* **Data segment**:
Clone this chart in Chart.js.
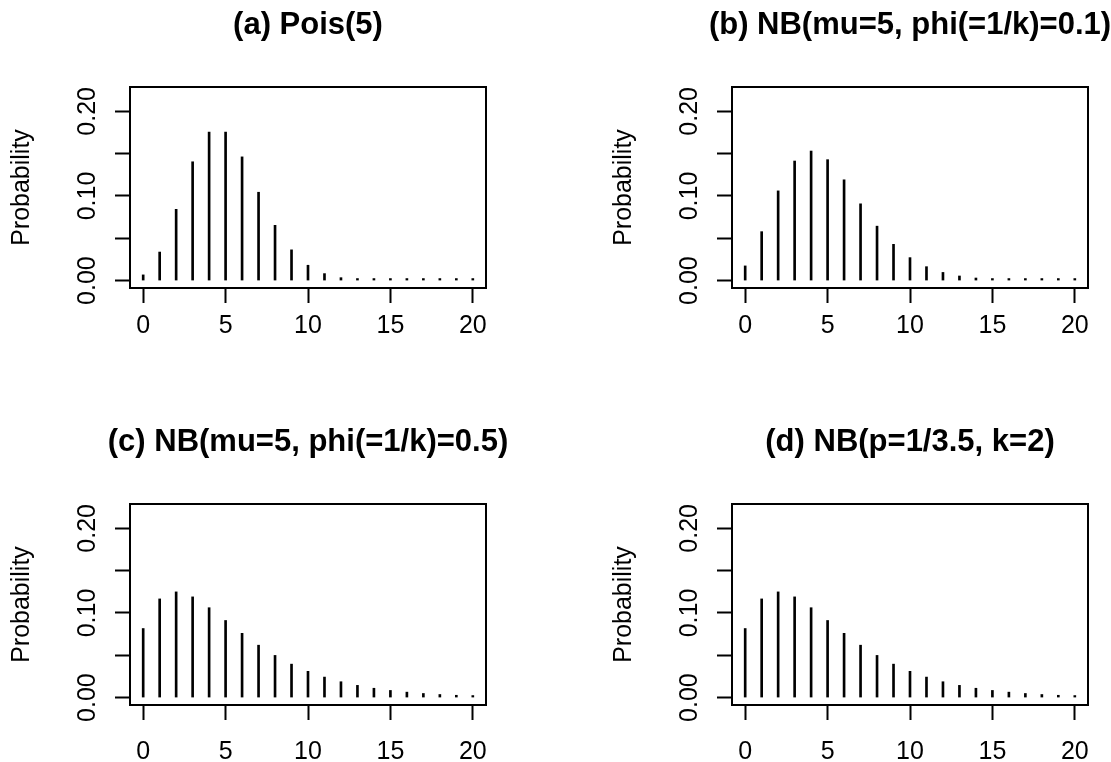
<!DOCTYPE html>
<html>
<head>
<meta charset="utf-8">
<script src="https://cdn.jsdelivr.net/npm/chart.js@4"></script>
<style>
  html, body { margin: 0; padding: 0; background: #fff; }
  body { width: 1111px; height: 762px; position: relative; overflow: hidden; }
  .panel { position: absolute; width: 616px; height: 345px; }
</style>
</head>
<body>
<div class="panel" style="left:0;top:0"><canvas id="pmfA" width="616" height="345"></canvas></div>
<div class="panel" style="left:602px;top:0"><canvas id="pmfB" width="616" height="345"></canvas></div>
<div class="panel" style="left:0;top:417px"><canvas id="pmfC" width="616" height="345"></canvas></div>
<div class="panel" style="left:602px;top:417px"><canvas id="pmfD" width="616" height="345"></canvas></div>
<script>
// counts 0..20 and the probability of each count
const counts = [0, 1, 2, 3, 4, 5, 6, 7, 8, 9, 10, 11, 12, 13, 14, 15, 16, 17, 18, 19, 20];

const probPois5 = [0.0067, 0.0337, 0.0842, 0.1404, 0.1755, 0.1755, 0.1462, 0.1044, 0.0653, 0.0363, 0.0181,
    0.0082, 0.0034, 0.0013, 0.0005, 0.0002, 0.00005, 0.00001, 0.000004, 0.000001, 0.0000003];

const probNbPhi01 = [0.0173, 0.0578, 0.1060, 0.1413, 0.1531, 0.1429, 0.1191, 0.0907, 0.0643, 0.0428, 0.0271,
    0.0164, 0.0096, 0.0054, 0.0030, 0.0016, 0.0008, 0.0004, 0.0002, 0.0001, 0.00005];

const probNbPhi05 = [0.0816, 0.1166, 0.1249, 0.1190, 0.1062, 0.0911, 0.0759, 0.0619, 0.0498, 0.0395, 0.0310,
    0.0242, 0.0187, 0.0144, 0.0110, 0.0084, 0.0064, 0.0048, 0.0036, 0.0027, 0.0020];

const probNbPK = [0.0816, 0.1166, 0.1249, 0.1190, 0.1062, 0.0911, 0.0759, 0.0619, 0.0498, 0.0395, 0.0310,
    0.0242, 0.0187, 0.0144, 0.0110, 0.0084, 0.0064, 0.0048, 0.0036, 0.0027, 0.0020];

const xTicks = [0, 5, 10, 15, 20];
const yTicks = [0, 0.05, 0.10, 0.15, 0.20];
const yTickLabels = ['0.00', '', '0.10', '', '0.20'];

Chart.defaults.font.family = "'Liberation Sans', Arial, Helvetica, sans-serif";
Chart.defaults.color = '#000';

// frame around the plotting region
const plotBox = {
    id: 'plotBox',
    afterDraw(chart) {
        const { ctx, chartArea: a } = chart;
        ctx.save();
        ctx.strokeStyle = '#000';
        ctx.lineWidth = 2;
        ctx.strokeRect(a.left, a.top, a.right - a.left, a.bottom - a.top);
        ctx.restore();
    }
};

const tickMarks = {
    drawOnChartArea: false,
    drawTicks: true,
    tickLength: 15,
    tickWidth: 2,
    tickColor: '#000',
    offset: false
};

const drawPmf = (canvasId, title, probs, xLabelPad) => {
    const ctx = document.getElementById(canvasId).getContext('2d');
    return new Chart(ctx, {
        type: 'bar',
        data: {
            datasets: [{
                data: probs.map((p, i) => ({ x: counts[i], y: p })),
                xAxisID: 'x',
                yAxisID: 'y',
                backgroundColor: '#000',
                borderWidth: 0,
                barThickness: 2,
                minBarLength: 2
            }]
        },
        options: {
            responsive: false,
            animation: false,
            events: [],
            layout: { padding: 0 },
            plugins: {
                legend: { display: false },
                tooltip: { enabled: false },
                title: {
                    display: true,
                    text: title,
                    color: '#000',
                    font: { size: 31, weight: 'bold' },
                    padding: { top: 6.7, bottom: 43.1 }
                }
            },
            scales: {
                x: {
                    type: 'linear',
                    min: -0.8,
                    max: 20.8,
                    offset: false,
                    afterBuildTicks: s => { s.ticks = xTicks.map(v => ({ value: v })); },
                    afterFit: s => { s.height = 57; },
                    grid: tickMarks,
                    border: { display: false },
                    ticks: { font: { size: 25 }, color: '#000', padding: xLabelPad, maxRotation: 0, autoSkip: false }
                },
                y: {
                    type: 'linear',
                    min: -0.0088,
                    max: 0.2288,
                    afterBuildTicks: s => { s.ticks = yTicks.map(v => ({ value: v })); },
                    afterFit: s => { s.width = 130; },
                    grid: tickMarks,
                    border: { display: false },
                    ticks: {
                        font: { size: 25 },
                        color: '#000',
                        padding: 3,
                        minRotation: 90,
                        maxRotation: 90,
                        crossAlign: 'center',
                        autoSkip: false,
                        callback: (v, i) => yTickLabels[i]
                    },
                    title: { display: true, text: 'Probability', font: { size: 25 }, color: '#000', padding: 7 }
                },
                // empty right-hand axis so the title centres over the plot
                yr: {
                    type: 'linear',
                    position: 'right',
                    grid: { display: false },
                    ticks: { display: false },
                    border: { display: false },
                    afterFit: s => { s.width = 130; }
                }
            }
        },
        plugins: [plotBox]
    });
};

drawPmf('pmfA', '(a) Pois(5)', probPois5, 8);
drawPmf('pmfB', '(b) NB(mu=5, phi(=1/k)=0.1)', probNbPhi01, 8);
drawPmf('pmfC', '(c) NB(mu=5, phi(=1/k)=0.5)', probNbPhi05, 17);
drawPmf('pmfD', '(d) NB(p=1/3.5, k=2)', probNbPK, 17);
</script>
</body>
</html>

* **Required task**:
Return the listing above unchanged, apart from dropping its pictures.

* **Complete answer**:
Clone this chart in Chart.js.
<!DOCTYPE html>
<html>
<head>
<meta charset="utf-8">
<script src="https://cdn.jsdelivr.net/npm/chart.js@4"></script>
<style>
  html, body { margin: 0; padding: 0; background: #fff; }
  body { width: 1111px; height: 762px; position: relative; overflow: hidden; }
  .panel { position: absolute; width: 616px; height: 345px; }
</style>
</head>
<body>
<div class="panel" style="left:0;top:0"><canvas id="pmfA" width="616" height="345"></canvas></div>
<div class="panel" style="left:602px;top:0"><canvas id="pmfB" width="616" height="345"></canvas></div>
<div class="panel" style="left:0;top:417px"><canvas id="pmfC" width="616" height="345"></canvas></div>
<div class="panel" style="left:602px;top:417px"><canvas id="pmfD" width="616" height="345"></canvas></div>
<script>
// counts 0..20 and the probability of each count
const counts = [0, 1, 2, 3, 4, 5, 6, 7, 8, 9, 10, 11, 12, 13, 14, 15, 16, 17, 18, 19, 20];

const probPois5 = [0.0067, 0.0337, 0.0842, 0.1404, 0.1755, 0.1755, 0.1462, 0.1044, 0.0653, 0.0363, 0.0181,
    0.0082, 0.0034, 0.0013, 0.0005, 0.0002, 0.00005, 0.00001, 0.000004, 0.000001, 0.0000003];

const probNbPhi01 = [0.0173, 0.0578, 0.1060, 0.1413, 0.1531, 0.1429, 0.1191, 0.0907, 0.0643, 0.0428, 0.0271,
    0.0164, 0.0096, 0.0054, 0.0030, 0.0016, 0.0008, 0.0004, 0.0002, 0.0001, 0.00005];

const probNbPhi05 = [0.0816, 0.1166, 0.1249, 0.1190, 0.1062, 0.0911, 0.0759, 0.0619, 0.0498, 0.0395, 0.0310,
    0.0242, 0.0187, 0.0144, 0.0110, 0.0084, 0.0064, 0.0048, 0.0036, 0.0027, 0.0020];

const probNbPK = [0.0816, 0.1166, 0.1249, 0.1190, 0.1062, 0.0911, 0.0759, 0.0619, 0.0498, 0.0395, 0.0310,
    0.0242, 0.0187, 0.0144, 0.0110, 0.0084, 0.0064, 0.0048, 0.0036, 0.0027, 0.0020];

const xTicks = [0, 5, 10, 15, 20];
const yTicks = [0, 0.05, 0.10, 0.15, 0.20];
const yTickLabels = ['0.00', '', '0.10', '', '0.20'];

Chart.defaults.font.family = "'Liberation Sans', Arial, Helvetica, sans-serif";
Chart.defaults.color = '#000';

// frame around the plotting region
const plotBox = {
    id: 'plotBox',
    afterDraw(chart) {
        const { ctx, chartArea: a } = chart;
        ctx.save();
        ctx.strokeStyle = '#000';
        ctx.lineWidth = 2;
        ctx.strokeRect(a.left, a.top, a.right - a.left, a.bottom - a.top);
        ctx.restore();
    }
};

const tickMarks = {
    drawOnChartArea: false,
    drawTicks: true,
    tickLength: 15,
    tickWidth: 2,
    tickColor: '#000',
    offset: false
};

const drawPmf = (canvasId, title, probs, xLabelPad) => {
    const ctx = document.getElementById(canvasId).getContext('2d');
    return new Chart(ctx, {
        type: 'bar',
        data: {
            datasets: [{
                data: probs.map((p, i) => ({ x: counts[i], y: p })),
                xAxisID: 'x',
                yAxisID: 'y',
                backgroundColor: '#000',
                borderWidth: 0,
                barThickness: 2,
                minBarLength: 2
            }]
        },
        options: {
            responsive: false,
            animation: false,
            events: [],
            layout: { padding: 0 },
            plugins: {
                legend: { display: false },
                tooltip: { enabled: false },
                title: {
                    display: true,
                    text: title,
                    color: '#000',
                    font: { size: 31, weight: 'bold' },
                    padding: { top: 6.7, bottom: 43.1 }
                }
            },
            scales: {
                x: {
                    type: 'linear',
                    min: -0.8,
                    max: 20.8,
                    offset: false,
                    afterBuildTicks: s => { s.ticks = xTicks.map(v => ({ value: v })); },
                    afterFit: s => { s.height = 57; },
                    grid: tickMarks,
                    border: { display: false },
                    ticks: { font: { size: 25 }, color: '#000', padding: xLabelPad, maxRotation: 0, autoSkip: false }
                },
                y: {
                    type: 'linear',
                    min: -0.0088,
                    max: 0.2288,
                    afterBuildTicks: s => { s.ticks = yTicks.map(v => ({ value: v })); },
                    afterFit: s => { s.width = 130; },
                    grid: tickMarks,
                    border: { display: false },
                    ticks: {
                        font: { size: 25 },
                        color: '#000',
                        padding: 3,
                        minRotation: 90,
                        maxRotation: 90,
                        crossAlign: 'center',
                        autoSkip: false,
                        callback: (v, i) => yTickLabels[i]
                    },
                    title: { display: true, text: 'Probability', font: { size: 25 }, color: '#000', padding: 7 }
                },
                // empty right-hand axis so the title centres over the plot
                yr: {
                    type: 'linear',
                    position: 'right',
                    grid: { display: false },
                    ticks: { display: false },
                    border: { display: false },
                    afterFit: s => { s.width = 130; }
                }
            }
        },
        plugins: [plotBox]
    });
};

drawPmf('pmfA', '(a) Pois(5)', probPois5, 8);
drawPmf('pmfB', '(b) NB(mu=5, phi(=1/k)=0.1)', probNbPhi01, 8);
drawPmf('pmfC', '(c) NB(mu=5, phi(=1/k)=0.5)', probNbPhi05, 17);
drawPmf('pmfD', '(d) NB(p=1/3.5, k=2)', probNbPK, 17);
</script>
</body>
</html>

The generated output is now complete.